DIRECTIVE: Scan the data for lines with "chart" and report the count by itself.

-- BEGIN TASK MATERIAL --

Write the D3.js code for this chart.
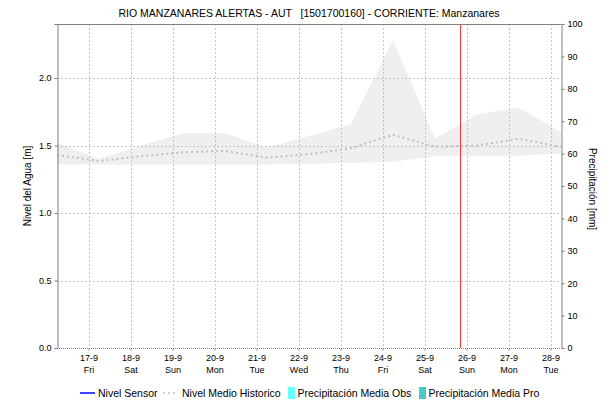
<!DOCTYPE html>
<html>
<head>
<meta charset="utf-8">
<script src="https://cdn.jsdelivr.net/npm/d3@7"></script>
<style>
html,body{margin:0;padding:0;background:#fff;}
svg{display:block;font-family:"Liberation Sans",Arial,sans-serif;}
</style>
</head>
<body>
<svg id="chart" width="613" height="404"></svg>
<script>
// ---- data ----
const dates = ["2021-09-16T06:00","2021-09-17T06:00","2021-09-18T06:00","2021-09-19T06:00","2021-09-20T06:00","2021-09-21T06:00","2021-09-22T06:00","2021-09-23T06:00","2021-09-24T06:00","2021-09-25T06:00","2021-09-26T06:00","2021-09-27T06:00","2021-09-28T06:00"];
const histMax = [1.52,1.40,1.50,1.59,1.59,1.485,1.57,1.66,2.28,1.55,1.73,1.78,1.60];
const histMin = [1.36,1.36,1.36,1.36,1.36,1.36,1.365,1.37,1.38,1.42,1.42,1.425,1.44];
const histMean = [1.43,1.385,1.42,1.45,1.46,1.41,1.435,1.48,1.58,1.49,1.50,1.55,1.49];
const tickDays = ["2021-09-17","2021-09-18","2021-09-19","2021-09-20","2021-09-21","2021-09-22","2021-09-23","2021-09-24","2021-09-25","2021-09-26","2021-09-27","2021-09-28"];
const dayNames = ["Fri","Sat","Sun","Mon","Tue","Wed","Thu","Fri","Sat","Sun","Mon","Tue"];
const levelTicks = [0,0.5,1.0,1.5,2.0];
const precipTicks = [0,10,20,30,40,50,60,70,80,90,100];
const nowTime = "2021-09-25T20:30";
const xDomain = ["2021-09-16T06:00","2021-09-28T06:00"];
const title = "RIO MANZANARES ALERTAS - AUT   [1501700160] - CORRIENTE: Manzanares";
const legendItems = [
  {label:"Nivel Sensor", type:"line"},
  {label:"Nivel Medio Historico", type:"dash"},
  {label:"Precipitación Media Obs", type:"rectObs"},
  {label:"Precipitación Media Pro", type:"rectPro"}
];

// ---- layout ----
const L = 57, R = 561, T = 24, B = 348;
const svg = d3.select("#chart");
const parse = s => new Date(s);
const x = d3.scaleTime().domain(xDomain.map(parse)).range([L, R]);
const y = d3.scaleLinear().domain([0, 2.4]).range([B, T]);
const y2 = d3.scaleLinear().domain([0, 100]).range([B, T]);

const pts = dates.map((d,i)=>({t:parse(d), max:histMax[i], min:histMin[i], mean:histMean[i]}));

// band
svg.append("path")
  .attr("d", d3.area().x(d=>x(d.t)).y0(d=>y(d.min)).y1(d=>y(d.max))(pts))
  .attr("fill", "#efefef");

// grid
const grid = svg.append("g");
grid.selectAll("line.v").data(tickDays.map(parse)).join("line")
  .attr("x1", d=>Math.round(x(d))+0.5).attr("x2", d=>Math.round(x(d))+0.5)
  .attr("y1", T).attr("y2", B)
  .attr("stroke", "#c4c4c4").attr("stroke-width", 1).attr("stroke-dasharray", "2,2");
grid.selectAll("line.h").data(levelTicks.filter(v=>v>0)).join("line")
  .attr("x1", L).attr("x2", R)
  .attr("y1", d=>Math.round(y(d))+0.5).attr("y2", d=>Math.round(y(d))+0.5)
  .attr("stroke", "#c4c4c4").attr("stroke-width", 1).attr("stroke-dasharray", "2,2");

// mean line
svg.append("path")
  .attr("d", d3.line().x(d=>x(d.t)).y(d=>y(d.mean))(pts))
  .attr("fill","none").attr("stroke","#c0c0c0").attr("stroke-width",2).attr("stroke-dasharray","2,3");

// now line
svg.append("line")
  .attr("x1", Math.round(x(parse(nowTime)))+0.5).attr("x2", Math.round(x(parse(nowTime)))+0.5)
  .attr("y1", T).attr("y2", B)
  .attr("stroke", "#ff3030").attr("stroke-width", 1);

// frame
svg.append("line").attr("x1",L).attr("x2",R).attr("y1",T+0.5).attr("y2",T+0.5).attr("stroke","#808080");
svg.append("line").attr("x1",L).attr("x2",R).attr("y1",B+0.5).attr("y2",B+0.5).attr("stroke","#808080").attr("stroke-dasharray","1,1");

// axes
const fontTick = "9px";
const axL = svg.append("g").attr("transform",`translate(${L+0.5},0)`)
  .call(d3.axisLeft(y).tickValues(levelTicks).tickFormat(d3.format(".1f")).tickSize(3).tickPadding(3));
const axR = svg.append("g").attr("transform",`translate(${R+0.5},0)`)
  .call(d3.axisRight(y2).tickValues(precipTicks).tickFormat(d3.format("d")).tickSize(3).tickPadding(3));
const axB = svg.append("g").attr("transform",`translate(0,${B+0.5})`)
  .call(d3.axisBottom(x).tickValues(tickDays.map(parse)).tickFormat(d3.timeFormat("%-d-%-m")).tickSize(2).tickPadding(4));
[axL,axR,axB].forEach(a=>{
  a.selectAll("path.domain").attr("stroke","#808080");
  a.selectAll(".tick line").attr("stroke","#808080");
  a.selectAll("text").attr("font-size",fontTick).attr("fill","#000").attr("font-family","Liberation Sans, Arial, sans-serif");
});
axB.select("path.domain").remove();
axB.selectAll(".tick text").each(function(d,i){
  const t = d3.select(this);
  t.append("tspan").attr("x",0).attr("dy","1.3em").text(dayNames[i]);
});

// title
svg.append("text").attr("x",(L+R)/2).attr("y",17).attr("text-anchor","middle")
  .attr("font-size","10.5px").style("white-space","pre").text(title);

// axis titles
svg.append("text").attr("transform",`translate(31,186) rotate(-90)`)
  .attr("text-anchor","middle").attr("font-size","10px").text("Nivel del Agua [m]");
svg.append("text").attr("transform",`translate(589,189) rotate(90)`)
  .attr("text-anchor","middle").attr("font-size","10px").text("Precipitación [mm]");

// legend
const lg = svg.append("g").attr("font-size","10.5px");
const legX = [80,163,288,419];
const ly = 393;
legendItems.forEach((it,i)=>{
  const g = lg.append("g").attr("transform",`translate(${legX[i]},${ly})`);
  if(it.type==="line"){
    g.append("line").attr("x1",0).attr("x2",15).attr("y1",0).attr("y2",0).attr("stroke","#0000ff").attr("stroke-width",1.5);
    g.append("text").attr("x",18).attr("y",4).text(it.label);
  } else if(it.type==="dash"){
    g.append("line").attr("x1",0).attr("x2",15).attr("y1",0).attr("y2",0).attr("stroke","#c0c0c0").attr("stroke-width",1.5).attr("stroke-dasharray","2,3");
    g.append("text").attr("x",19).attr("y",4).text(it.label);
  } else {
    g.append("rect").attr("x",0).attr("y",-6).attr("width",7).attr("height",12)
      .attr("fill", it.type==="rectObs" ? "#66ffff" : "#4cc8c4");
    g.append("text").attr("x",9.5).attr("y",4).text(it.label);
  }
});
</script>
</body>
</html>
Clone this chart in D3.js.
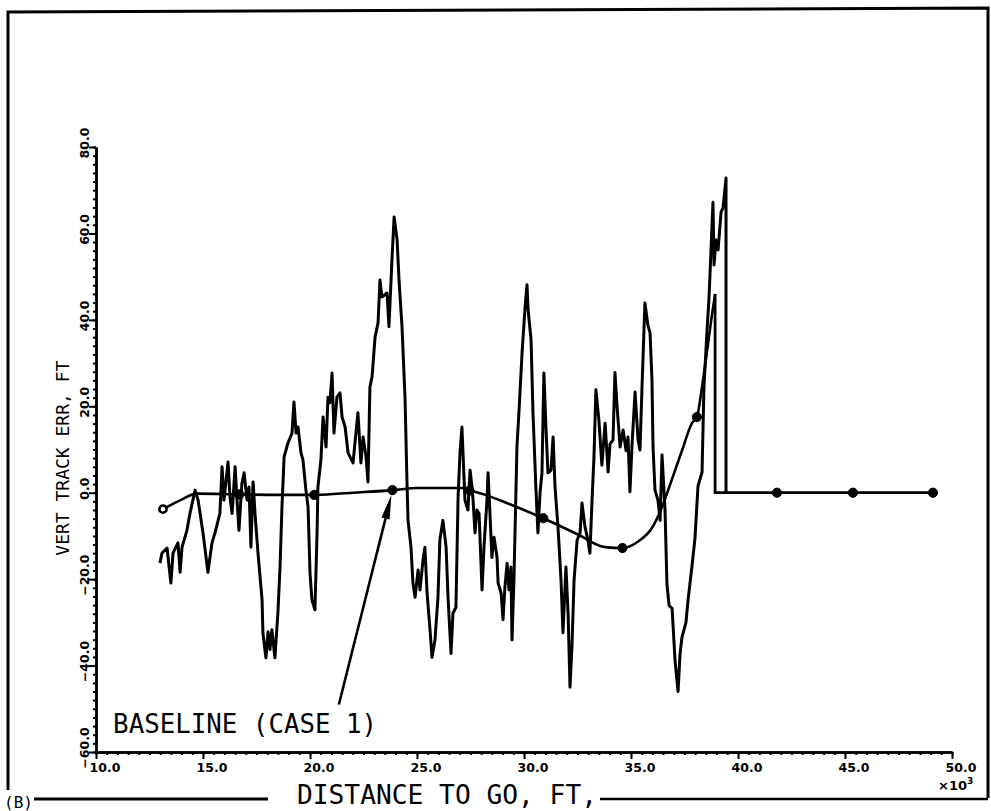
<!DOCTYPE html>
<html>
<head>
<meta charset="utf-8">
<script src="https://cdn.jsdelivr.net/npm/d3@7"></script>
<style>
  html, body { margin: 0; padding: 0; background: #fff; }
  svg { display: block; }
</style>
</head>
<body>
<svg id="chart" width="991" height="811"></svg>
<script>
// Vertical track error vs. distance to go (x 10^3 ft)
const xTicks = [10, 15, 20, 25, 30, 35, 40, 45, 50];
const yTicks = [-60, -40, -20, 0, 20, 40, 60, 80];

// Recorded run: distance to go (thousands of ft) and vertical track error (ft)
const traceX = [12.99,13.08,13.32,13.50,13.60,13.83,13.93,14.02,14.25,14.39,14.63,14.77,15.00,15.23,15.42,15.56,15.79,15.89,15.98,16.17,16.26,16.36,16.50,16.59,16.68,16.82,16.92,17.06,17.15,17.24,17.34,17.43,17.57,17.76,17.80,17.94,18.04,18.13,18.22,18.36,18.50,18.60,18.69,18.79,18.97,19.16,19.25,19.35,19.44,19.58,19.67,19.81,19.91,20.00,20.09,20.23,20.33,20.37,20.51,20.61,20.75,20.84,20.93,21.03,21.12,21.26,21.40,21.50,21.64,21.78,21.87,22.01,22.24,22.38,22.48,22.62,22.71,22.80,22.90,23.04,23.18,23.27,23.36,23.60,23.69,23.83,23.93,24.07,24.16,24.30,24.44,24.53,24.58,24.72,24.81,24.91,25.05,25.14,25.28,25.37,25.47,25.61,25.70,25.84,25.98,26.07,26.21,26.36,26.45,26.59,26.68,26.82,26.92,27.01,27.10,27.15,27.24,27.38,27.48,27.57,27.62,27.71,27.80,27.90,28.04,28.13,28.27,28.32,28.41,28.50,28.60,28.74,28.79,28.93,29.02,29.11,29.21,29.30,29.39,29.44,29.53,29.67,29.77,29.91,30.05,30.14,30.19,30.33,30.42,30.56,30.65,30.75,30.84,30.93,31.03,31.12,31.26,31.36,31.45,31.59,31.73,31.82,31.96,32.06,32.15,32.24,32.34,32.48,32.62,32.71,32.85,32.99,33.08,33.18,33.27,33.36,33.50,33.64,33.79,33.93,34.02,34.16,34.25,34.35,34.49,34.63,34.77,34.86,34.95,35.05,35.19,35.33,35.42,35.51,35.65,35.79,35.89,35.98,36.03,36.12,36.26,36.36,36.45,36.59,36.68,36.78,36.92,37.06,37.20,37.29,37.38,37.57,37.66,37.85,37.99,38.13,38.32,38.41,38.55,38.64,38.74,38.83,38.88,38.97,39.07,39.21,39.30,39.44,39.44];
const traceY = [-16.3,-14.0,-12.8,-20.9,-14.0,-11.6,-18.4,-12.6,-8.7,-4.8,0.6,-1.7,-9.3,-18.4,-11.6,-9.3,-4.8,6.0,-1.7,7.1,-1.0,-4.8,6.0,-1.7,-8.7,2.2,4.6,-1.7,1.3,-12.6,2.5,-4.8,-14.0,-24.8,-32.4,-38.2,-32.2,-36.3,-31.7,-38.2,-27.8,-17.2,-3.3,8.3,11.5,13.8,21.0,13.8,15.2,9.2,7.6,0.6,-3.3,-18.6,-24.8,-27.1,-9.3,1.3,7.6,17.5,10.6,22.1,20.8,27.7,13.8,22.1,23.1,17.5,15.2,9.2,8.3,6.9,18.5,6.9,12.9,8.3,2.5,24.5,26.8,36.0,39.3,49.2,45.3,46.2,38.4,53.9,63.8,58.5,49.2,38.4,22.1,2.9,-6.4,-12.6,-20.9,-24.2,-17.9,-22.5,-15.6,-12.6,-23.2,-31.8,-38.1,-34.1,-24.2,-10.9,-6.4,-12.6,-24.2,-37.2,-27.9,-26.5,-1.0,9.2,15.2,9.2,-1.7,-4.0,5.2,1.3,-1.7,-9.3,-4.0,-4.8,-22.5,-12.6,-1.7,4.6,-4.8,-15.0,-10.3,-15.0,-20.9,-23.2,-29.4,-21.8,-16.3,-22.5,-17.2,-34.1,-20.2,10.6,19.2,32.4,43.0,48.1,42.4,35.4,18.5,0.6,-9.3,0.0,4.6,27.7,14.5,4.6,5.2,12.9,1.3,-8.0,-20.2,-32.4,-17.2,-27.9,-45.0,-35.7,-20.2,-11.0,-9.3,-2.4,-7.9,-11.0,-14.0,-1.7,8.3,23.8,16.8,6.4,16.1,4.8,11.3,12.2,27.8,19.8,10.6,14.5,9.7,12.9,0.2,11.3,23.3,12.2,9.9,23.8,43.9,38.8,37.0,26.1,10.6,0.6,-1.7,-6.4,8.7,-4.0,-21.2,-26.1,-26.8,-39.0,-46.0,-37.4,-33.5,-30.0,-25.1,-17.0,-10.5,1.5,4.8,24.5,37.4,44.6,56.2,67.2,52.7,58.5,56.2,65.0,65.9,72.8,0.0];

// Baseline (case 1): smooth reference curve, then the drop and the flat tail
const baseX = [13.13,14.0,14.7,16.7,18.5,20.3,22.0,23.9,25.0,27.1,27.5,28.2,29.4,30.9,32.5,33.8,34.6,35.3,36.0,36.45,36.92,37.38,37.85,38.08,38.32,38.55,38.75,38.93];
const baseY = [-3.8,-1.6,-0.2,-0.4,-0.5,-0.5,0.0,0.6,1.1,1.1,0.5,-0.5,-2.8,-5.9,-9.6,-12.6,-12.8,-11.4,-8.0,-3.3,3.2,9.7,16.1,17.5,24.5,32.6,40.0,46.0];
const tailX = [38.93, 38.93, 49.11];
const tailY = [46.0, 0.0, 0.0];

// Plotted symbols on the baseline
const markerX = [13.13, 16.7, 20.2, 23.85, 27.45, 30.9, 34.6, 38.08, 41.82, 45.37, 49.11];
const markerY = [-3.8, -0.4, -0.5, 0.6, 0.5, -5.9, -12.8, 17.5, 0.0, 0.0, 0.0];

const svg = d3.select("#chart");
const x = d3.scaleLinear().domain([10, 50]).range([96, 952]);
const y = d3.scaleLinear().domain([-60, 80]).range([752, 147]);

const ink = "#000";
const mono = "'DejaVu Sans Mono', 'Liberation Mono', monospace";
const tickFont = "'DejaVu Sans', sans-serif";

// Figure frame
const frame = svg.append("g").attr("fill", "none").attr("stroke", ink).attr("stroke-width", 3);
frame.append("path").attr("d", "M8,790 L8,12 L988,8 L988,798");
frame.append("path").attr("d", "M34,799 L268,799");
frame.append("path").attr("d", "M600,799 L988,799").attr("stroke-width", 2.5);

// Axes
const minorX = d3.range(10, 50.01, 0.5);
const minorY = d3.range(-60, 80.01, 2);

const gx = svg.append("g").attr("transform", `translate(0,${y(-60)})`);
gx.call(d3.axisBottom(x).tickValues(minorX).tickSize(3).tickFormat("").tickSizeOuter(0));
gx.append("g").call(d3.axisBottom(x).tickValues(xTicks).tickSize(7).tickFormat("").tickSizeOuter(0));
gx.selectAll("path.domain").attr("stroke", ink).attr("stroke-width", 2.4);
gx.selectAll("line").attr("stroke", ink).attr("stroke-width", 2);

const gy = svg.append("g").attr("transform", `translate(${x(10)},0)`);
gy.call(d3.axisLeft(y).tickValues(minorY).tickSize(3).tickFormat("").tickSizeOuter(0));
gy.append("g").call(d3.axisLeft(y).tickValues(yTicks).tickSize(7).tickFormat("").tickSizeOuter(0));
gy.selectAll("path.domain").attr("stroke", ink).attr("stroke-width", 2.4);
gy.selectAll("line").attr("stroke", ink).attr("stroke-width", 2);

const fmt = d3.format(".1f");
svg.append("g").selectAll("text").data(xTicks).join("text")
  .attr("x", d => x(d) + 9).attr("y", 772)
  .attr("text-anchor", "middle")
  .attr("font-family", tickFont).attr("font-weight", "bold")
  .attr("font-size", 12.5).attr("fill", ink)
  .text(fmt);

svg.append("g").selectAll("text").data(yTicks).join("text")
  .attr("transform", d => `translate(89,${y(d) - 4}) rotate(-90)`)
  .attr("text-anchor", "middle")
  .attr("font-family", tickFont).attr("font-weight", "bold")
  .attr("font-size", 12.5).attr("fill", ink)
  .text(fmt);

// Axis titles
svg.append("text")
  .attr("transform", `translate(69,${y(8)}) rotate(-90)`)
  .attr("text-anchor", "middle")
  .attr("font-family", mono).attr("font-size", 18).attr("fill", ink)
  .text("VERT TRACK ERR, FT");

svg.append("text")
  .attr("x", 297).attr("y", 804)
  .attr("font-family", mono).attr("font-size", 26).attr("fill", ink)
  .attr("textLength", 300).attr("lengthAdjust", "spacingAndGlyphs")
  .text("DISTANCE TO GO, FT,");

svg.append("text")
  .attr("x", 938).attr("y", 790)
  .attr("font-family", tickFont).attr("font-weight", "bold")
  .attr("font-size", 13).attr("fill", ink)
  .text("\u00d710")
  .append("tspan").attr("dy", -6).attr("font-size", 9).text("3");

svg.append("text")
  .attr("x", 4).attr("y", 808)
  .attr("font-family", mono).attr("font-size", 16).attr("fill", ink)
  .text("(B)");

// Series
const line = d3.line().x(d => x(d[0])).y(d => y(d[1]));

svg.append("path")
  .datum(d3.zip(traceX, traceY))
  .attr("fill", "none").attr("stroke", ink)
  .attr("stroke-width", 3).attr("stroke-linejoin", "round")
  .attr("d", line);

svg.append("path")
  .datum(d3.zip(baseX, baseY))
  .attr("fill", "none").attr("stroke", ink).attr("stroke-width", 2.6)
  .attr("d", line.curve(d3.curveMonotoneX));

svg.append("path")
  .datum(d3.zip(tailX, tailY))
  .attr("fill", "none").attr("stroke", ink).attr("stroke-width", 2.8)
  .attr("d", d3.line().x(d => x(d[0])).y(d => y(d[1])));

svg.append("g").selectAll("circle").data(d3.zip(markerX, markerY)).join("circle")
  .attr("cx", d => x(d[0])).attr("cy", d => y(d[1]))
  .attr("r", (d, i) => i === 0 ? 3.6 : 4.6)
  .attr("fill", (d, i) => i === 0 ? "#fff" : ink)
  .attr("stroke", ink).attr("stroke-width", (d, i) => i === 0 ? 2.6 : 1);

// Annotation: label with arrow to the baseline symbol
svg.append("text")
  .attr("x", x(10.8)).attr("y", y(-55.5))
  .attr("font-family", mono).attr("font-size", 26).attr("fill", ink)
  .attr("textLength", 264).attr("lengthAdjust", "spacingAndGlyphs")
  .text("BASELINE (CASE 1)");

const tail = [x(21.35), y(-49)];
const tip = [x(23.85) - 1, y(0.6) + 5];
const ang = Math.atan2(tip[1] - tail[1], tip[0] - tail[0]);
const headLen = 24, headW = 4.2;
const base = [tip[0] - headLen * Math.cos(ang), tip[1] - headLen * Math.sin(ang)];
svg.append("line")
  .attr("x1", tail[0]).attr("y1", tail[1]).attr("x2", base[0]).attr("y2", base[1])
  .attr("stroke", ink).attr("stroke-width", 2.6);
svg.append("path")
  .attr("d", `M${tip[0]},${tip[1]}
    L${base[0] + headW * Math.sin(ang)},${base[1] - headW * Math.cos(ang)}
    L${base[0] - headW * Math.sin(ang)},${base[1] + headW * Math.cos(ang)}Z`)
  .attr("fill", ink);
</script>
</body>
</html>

-- END TASK MATERIAL --

TASK ANSWER: 6